As one who has held the same responsible office which is filled by the Foreign Secretary, and held it in less but still in critical times in the Far East, I desire, for what my support may be worth, to assure him of my whole-hearted approval of the statement he has just made. I am sure that in this matter it is unwise to show a preference until the League's investiga- tion has taken place, and until we have its report and its advice; and that for this House and hon. Members to advocate the cause of one or other of the parties in the meantime must be injurious to the authority of His Majesty's Government and through them to the authority of the League. I accept the statement of the right hon.
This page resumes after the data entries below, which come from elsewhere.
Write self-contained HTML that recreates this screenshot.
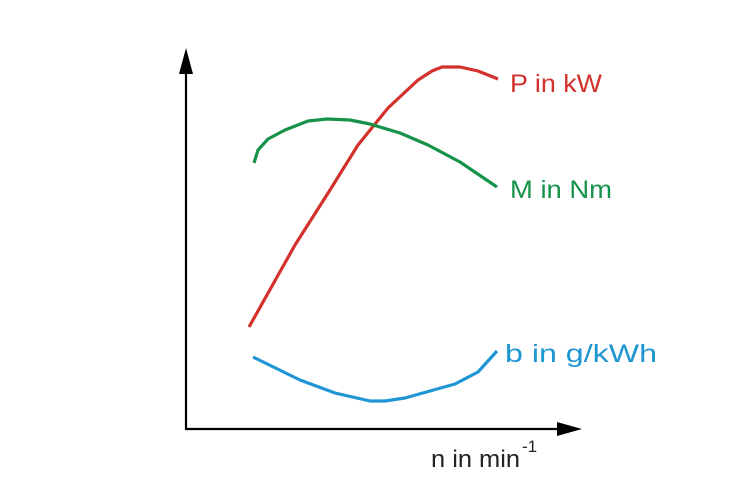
<!DOCTYPE html>
<html><head><meta charset="utf-8"><style>
html,body{margin:0;padding:0;background:#fff;}
svg{display:block;}
text{font-family:"Liberation Sans",sans-serif;}
</style></head><body>
<svg width="755" height="488" viewBox="0 0 755 488" xmlns="http://www.w3.org/2000/svg">
<line x1="186" y1="430" x2="186" y2="70" stroke="#000" stroke-width="2.2"/>
<polygon points="186,48 179,74 193,74" fill="#000"/>
<line x1="185" y1="429" x2="560" y2="429" stroke="#000" stroke-width="2.2"/>
<polygon points="582,429 557,422 557,436" fill="#000"/>
<polyline fill="none" stroke="#d2312c" stroke-width="3.2" stroke-linejoin="round" points="249,327 272,286 295,245 330,190 358,145 388,108 418,80 432,71 442,67 460,67 478,71 498,79"/>
<polyline fill="none" stroke="#16924a" stroke-width="3.2" stroke-linejoin="round" points="254,163 258,150 268,139 285,130 308,121 327,119 350,120 370,124 400,133 428,145 460,162 497,187"/>
<polyline fill="none" stroke="#1f96d3" stroke-width="3.2" stroke-linejoin="round" points="253,357 300,380 335,393 370,401 385,401 405,398 430,391 455,384 478,372 497,351"/>
<text x="510" y="92" font-size="25" fill="#d2312c" textLength="92" lengthAdjust="spacingAndGlyphs">P in kW</text>
<text x="510" y="198" font-size="25" fill="#16924a" textLength="102" lengthAdjust="spacingAndGlyphs">M in Nm</text>
<text x="505" y="362" font-size="25" fill="#1f96d3" textLength="152" lengthAdjust="spacingAndGlyphs">b in g/kWh</text>
<text x="431" y="467" font-size="24" fill="#222" textLength="89" lengthAdjust="spacingAndGlyphs">n in min</text>
<text x="522" y="452" font-size="17" fill="#222">-1</text>
</svg>
</body></html>
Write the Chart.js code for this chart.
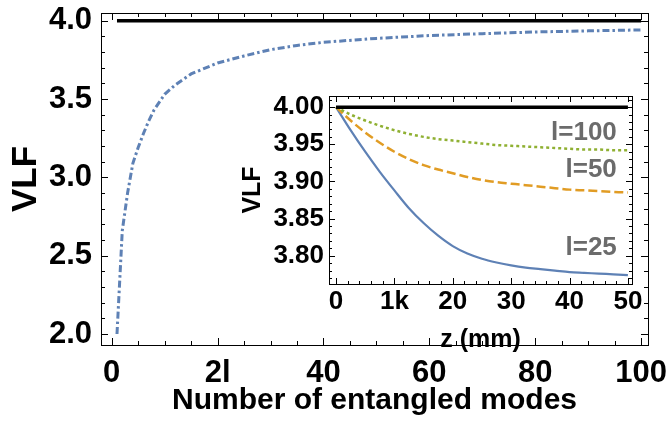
<!DOCTYPE html>
<html>
<head>
<meta charset="utf-8">
<script src="https://cdn.jsdelivr.net/npm/chart.js@4.4.1/dist/chart.umd.min.js"></script>
<style>
  body { margin: 0; background: #fff; }
  #wrap { position: relative; width: 670px; height: 426px; overflow: hidden; }
  canvas { position: absolute; }
</style>
</head>
<body>
<div id="wrap">
  <canvas id="mainChart" width="670" height="426" style="left:0;top:0;width:670px;height:426px"></canvas>
  <canvas id="insetChart" width="420" height="275" style="left:230px;top:85px;width:420px;height:275px"></canvas>
</div>
<script>
// main plot: VLF vs number of entangled modes
const mainModes = [1, 2, 3, 4, 5, 6, 7, 8, 10, 12, 15, 20, 25, 30, 35, 40, 50, 60, 70, 80, 90, 100];
const mainVLF = [2.00, 2.66, 2.90, 3.09, 3.19, 3.28, 3.36, 3.43, 3.53, 3.59, 3.66, 3.73, 3.775, 3.815, 3.842, 3.862, 3.887, 3.905, 3.917, 3.928, 3.935, 3.941];
const mainLimitX = [1, 100];
const mainLimitY = [4.0, 4.0];
const mainXTicks = [0, 20, 40, 60, 80, 100];
const mainXLabels = ['0', '2l', '40', '60', '80', '100'];
const mainYTicks = [2.0, 2.5, 3.0, 3.5, 4.0];
const mainYLabels = ['2.0', '2.5', '3.0', '3.5', '4.0'];

// inset: VLF vs z for three values of l
const insetZ = [0, 2.5, 5, 7.5, 10, 12.5, 15, 17.5, 20, 22.5, 25, 27.5, 30, 32.5, 35, 37.5, 40, 42.5, 45, 47.5, 50];
const vlfL25 = [4.000, 3.969, 3.940, 3.913, 3.888, 3.864, 3.844, 3.827, 3.813, 3.803, 3.796, 3.791, 3.787, 3.784, 3.782, 3.780, 3.778, 3.777, 3.776, 3.775, 3.774];
const vlfL50 = [4.000, 3.982, 3.966, 3.952, 3.940, 3.930, 3.922, 3.916, 3.911, 3.906, 3.902, 3.899, 3.897, 3.895, 3.893, 3.891, 3.889, 3.888, 3.887, 3.886, 3.885];
const vlfL100 = [4.000, 3.990, 3.982, 3.975, 3.969, 3.964, 3.960, 3.957, 3.955, 3.953, 3.951, 3.949, 3.948, 3.947, 3.946, 3.945, 3.944, 3.943, 3.943, 3.942, 3.942];
const insetLimitX = [0, 50];
const insetLimitY = [4.0, 4.0];
const insetXTicks = [0, 10, 20, 30, 40, 50];
const insetXLabels = ['0', '1k', '20', '30', '40', '50'];
const insetYTicks = [3.80, 3.85, 3.90, 3.95, 4.00];
const insetYLabels = ['3.80', '3.85', '3.90', '3.95', '4.00'];
const curveNames = ['l=25', 'l=50', 'l=100'];

const pts = (xs, ys) => xs.map((x, i) => ({ x: x, y: ys[i] }));

Chart.defaults.font.family = "'Liberation Sans', Arial, sans-serif";
Chart.defaults.font.weight = 'bold';
Chart.defaults.color = '#000';

// frame on all four sides with inward major/minor ticks (Mathematica style)
const frameTicks = {
  id: 'frameTicks',
  afterDatasetsDraw(chart, args, o) {
    const { ctx, chartArea: a, scales: { x, y } } = chart;
    ctx.save();
    ctx.strokeStyle = '#000';
    ctx.lineWidth = 1;
    ctx.strokeRect(Math.round(a.left) + 0.5, Math.round(a.top) + 0.5, Math.round(a.width), Math.round(a.height));
    ctx.beginPath();
    for (let k = Math.ceil(x.min / o.xStep); k * o.xStep <= x.max; k++) {
      const v = k * o.xStep;
      const len = Math.abs(v / o.xMajor - Math.round(v / o.xMajor)) < 1e-6 ? o.major : o.minor;
      const px = Math.round(x.getPixelForValue(v)) + 0.5;
      ctx.moveTo(px, a.bottom); ctx.lineTo(px, a.bottom - len);
      ctx.moveTo(px, a.top); ctx.lineTo(px, a.top + len);
    }
    for (let k = Math.ceil(y.min / o.yStep - 1e-6); k * o.yStep <= y.max + 1e-9; k++) {
      const v = k * o.yStep;
      const len = Math.abs(v / o.yMajor - Math.round(v / o.yMajor)) < 1e-6 ? o.major : o.minor;
      const py = Math.round(y.getPixelForValue(v)) + 0.5;
      ctx.moveTo(a.left, py); ctx.lineTo(a.left + len, py);
      ctx.moveTo(a.right, py); ctx.lineTo(a.right - len, py);
    }
    ctx.stroke();
    ctx.restore();
  }
};

// curve names inside the inset, placed in data coordinates
const curveLabels = {
  id: 'curveLabels',
  afterDatasetsDraw(chart, args, o) {
    if (!o.items) return;
    const { ctx, scales: { x, y } } = chart;
    ctx.save();
    ctx.font = "bold 26px 'Liberation Sans', Arial, sans-serif";
    ctx.fillStyle = '#6b6b6b';
    ctx.textAlign = 'right';
    ctx.textBaseline = 'middle';
    o.items.forEach(it => ctx.fillText(it.text, x.getPixelForValue(it.x), y.getPixelForValue(it.y)));
    ctx.restore();
  }
};

function axis(min, max, values, labels, size, pad, fit, title, titleSize, titlePad) {
  return {
    type: 'linear', min: min, max: max,
    grid: { display: false, drawTicks: false },
    border: { display: false },
    afterBuildTicks: s => { s.ticks = values.map(v => ({ value: v })); },
    afterFit: s => {
      fit(s);
      // keep the plot frame where it is, labels may overhang
      s.paddingTop = 0; s.paddingBottom = 0; s.paddingLeft = 0; s.paddingRight = 0;
    },
    ticks: { font: { size: size }, padding: pad, autoSkip: false, maxRotation: 0,
             callback: (v, i) => labels[i] },
    title: { display: true, text: title, font: { size: titleSize }, padding: titlePad }
  };
}

new Chart(document.getElementById('mainChart'), {
  type: 'scatter',
  data: {
    datasets: [
      { data: pts(mainLimitX, mainLimitY), showLine: true, borderColor: '#000', borderWidth: 3.5, pointRadius: 0 },
      { data: pts(mainModes, mainVLF), showLine: true, borderColor: '#5e81b5', borderWidth: 3,
        borderDash: [7, 3, 2.5, 3], pointRadius: 0 }
    ]
  },
  options: {
    responsive: false, animation: false, devicePixelRatio: 1,
    layout: { padding: { top: 13, right: 22, left: 0, bottom: 0 } },
    scales: {
      x: axis(-2.02, 101.3, mainXTicks, mainXLabels, 31, 10, s => { s.height = 81; },
              'Number of entangled modes', 30, { top: 0, bottom: 7 }),
      y: axis(1.93, 4.049, mainYTicks, mainYLabels, 31, 9, s => { s.width = 101; },
              'VLF', 35, { top: 5, bottom: 0 })
    },
    plugins: {
      legend: { display: false }, tooltip: { enabled: false },
      frameTicks: { xStep: 5, xMajor: 20, yStep: 0.1, yMajor: 0.5, major: 7, minor: 4 }
    }
  },
  plugins: [frameTicks]
});

new Chart(document.getElementById('insetChart'), {
  type: 'scatter',
  data: {
    datasets: [
      { data: pts(insetLimitX, insetLimitY), showLine: true, borderColor: '#000', borderWidth: 3.5, pointRadius: 0 },
      { label: curveNames[2], data: pts(insetZ, vlfL100), showLine: true, borderColor: '#8fb032', borderWidth: 2.5,
        borderDash: [3, 3], pointRadius: 0, cubicInterpolationMode: 'monotone' },
      { label: curveNames[1], data: pts(insetZ, vlfL50), showLine: true, borderColor: '#e19c24', borderWidth: 2.5,
        borderDash: [9, 4], pointRadius: 0, cubicInterpolationMode: 'monotone' },
      { label: curveNames[0], data: pts(insetZ, vlfL25), showLine: true, borderColor: '#5e81b5', borderWidth: 2.2,
        pointRadius: 0, cubicInterpolationMode: 'monotone' }
    ]
  },
  options: {
    responsive: false, animation: false, devicePixelRatio: 1,
    layout: { padding: { top: 11, right: 18, left: 0, bottom: 0 } },
    scales: {
      x: axis(-1.2, 50.7, insetXTicks, insetXLabels, 26, 2, s => { s.height = 76; },
              'z (mm)', 25, { top: 0, bottom: 5 }),
      y: axis(3.762, 4.015, insetYTicks, insetYLabels, 26, 5, s => { s.width = 99; },
              'VLF', 25, { top: 8, bottom: 0 })
    },
    plugins: {
      legend: { display: false }, tooltip: { enabled: false },
      frameTicks: { xStep: 2, xMajor: 10, yStep: 0.01, yMajor: 0.05, major: 6, minor: 3 },
      curveLabels: { items: [
        { text: curveNames[2], x: 48.1, y: 3.9655 },
        { text: curveNames[1], x: 48.1, y: 3.915 },
        { text: curveNames[0], x: 48.1, y: 3.811 }
      ] }
    }
  },
  plugins: [frameTicks, curveLabels]
});
</script>
</body>
</html>
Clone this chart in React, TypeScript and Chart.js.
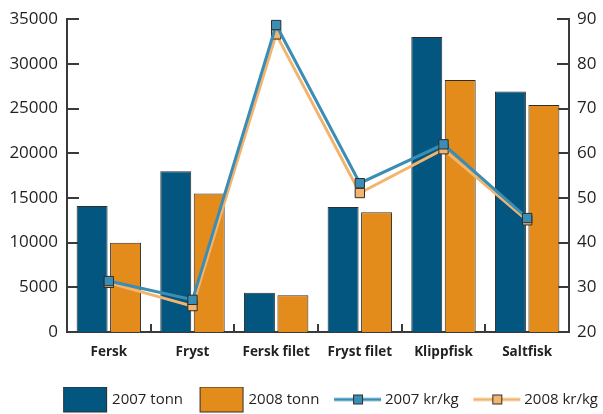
import React, { useEffect, useRef } from 'react';
import { Chart, registerables } from 'chart.js';

Chart.register(...registerables);

const categories = ['Fersk', 'Fryst', 'Fersk filet', 'Fryst filet', 'Klippfisk', 'Saltfisk'];
const tonn2007 = [14100, 18000, 4400, 14000, 33000, 26900];
const tonn2008 = [10000, 15500, 4100, 13400, 28200, 25400];
const krkg2007 = [31.4, 27.2, 88.7, 53.3, 62.0, 45.5];
const krkg2008 = [31.0, 25.8, 86.6, 51.1, 60.9, 45.0];
const seriesLabels = ['2007 tonn', '2008 tonn', '2007 kr/kg', '2008 kr/kg'];

const BLUE_BAR = '#02567f';
const ORANGE_BAR = '#e38b1b';
const BLUE_LINE = '#3a8db5';
const ORANGE_LINE = '#f3b46e';
const EDGE = '#2e2e2e';
const AXIS = '#3a3a3a';
const TEXT = '#231f20';
const FONT = '"Open Sans", "DejaVu Sans", sans-serif';

function barIcon(fill: string): HTMLCanvasElement {
  const c = document.createElement('canvas');
  c.width = 62;
  c.height = 28;
  const g = c.getContext('2d')!;
  g.fillStyle = fill;
  g.fillRect(16, 1, 44, 26);
  g.strokeStyle = EDGE;
  g.lineWidth = 1;
  g.strokeRect(16.5, 1.5, 43, 25);
  return c;
}

function lineIcon(color: string): HTMLCanvasElement {
  const c = document.createElement('canvas');
  c.width = 62;
  c.height = 28;
  const g = c.getContext('2d')!;
  g.strokeStyle = color;
  g.lineWidth = 3;
  g.beginPath();
  g.moveTo(14, 14);
  g.lineTo(61, 14);
  g.stroke();
  g.fillStyle = color;
  g.fillRect(33, 9, 10, 10);
  g.strokeStyle = EDGE;
  g.lineWidth = 1;
  g.strokeRect(33.5, 9.5, 9, 9);
  return c;
}

const insideTicks = {
  id: 'insideTicks',
  beforeDatasetsDraw(chart: any) {
    const { ctx, chartArea, scales } = chart;
    ctx.save();
    ctx.strokeStyle = AXIS;
    ctx.lineWidth = 2;
    const y = scales.y;
    y.ticks.forEach((_t: any, i: number) => {
      const py = Math.round(y.getPixelForTick(i));
      ctx.beginPath();
      ctx.moveTo(chartArea.left, py);
      ctx.lineTo(chartArea.left + 12, py);
      ctx.stroke();
    });
    const y2 = scales.y2;
    y2.ticks.forEach((_t: any, i: number) => {
      const py = Math.round(y2.getPixelForTick(i));
      ctx.beginPath();
      ctx.moveTo(chartArea.right, py);
      ctx.lineTo(chartArea.right - 12, py);
      ctx.stroke();
    });
    const x = scales.x;
    for (let i = 1; i < x.ticks.length; i++) {
      const px = Math.round((x.getPixelForTick(i - 1) + x.getPixelForTick(i)) / 2);
      ctx.beginPath();
      ctx.moveTo(px, chartArea.bottom);
      ctx.lineTo(px, chartArea.bottom - 8);
      ctx.stroke();
    }
    ctx.restore();
  },
};

export default function App() {
  const ref = useRef<HTMLCanvasElement | null>(null);

  useEffect(() => {
    if (!ref.current) return;
    const icons = [barIcon(BLUE_BAR), barIcon(ORANGE_BAR), lineIcon(BLUE_LINE), lineIcon(ORANGE_LINE)];
    const chart = new Chart(ref.current, {
      type: 'bar',
      data: {
        labels: categories,
        datasets: [
          {
            type: 'bar',
            label: seriesLabels[0],
            data: tonn2007,
            backgroundColor: BLUE_BAR,
            borderColor: EDGE,
            borderWidth: 1,
            yAxisID: 'y',
            order: 2,
            categoryPercentage: 0.8,
            barPercentage: 0.925,
          },
          {
            type: 'bar',
            label: seriesLabels[1],
            data: tonn2008,
            backgroundColor: ORANGE_BAR,
            borderColor: EDGE,
            borderWidth: 1,
            yAxisID: 'y',
            order: 3,
            categoryPercentage: 0.8,
            barPercentage: 0.925,
          },
          {
            type: 'line',
            label: seriesLabels[2],
            data: krkg2007,
            borderColor: BLUE_LINE,
            backgroundColor: BLUE_LINE,
            borderWidth: 3,
            pointStyle: 'rect',
            pointRadius: 6.6,
            pointBackgroundColor: BLUE_LINE,
            pointBorderColor: EDGE,
            pointBorderWidth: 1,
            yAxisID: 'y2',
            order: 0,
          },
          {
            type: 'line',
            label: seriesLabels[3],
            data: krkg2008,
            borderColor: ORANGE_LINE,
            backgroundColor: ORANGE_LINE,
            borderWidth: 3,
            pointStyle: 'rect',
            pointRadius: 6.6,
            pointBackgroundColor: ORANGE_LINE,
            pointBorderColor: EDGE,
            pointBorderWidth: 1,
            yAxisID: 'y2',
            order: 1,
          },
        ] as any,
      },
      options: {
        animation: false,
        responsive: true,
        maintainAspectRatio: false,
        layout: { padding: { top: 19, left: 0, right: 0, bottom: -3 } },
        plugins: {
          tooltip: { enabled: false },
          legend: {
            position: 'bottom',
            align: 'end',
            labels: {
              usePointStyle: true,
              pointStyleWidth: 53,
              padding: 5,
              color: TEXT,
              font: { family: FONT, size: 15 },
              generateLabels: (ch: any) =>
                ch.data.datasets.map((ds: any, i: number) => ({
                  text: ds.label,
                  pointStyle: icons[i],
                  datasetIndex: i,
                  hidden: false,
                  fontColor: TEXT,
                  lineWidth: 0,
                  strokeStyle: 'rgba(0,0,0,0)',
                  fillStyle: 'rgba(0,0,0,0)',
                })),
            },
          },
        },
        scales: {
          x: {
            grid: { display: false, drawTicks: false },
            border: { display: true, color: AXIS, width: 2 },
            ticks: { color: TEXT, padding: 12, font: { family: FONT, size: 13.5, weight: 'bold' }, maxRotation: 0 },
            afterFit: (s: any) => { s.height = 55; },
          },
          y: {
            position: 'left',
            min: 0,
            max: 35000,
            grid: { display: false, drawTicks: false },
            border: { display: true, color: AXIS, width: 2 },
            ticks: {
              stepSize: 5000,
              color: TEXT,
              padding: 9,
              font: { family: FONT, size: 17 },
              callback: (v: any) => String(v),
            },
            afterFit: (s: any) => { s.width = 67; },
          },
          y2: {
            position: 'right',
            min: 20,
            max: 90,
            grid: { display: false, drawTicks: false },
            border: { display: true, color: AXIS, width: 2 },
            ticks: {
              stepSize: 10,
              color: TEXT,
              padding: 8,
              font: { family: FONT, size: 17 },
              callback: (v: any) => String(v),
            },
            afterFit: (s: any) => { s.width = 34; },
          },
        },
      } as any,
      plugins: [insideTicks],
    });
    return () => chart.destroy();
  }, []);

  return (
    <div style={{ position: 'absolute', left: 0, top: 0, width: 603, height: 414, background: '#fff' }}>
      <canvas ref={ref} />
    </div>
  );
}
Gentleman as the proper policy for the Government to pursue and I hope we may leave it at that.


I intended to say to the Leader of the Opposition that, of course, I most gladly do what he asks, that is to give the most absolute contradiction, as far as any knowledge of mine goes, to the suggestion that there is any secret compact or understanding whatever.

It being half-past Eleven of the Clock, Mr. SPEAKER adjourned the House without Question put, pursuant to the Standing Order.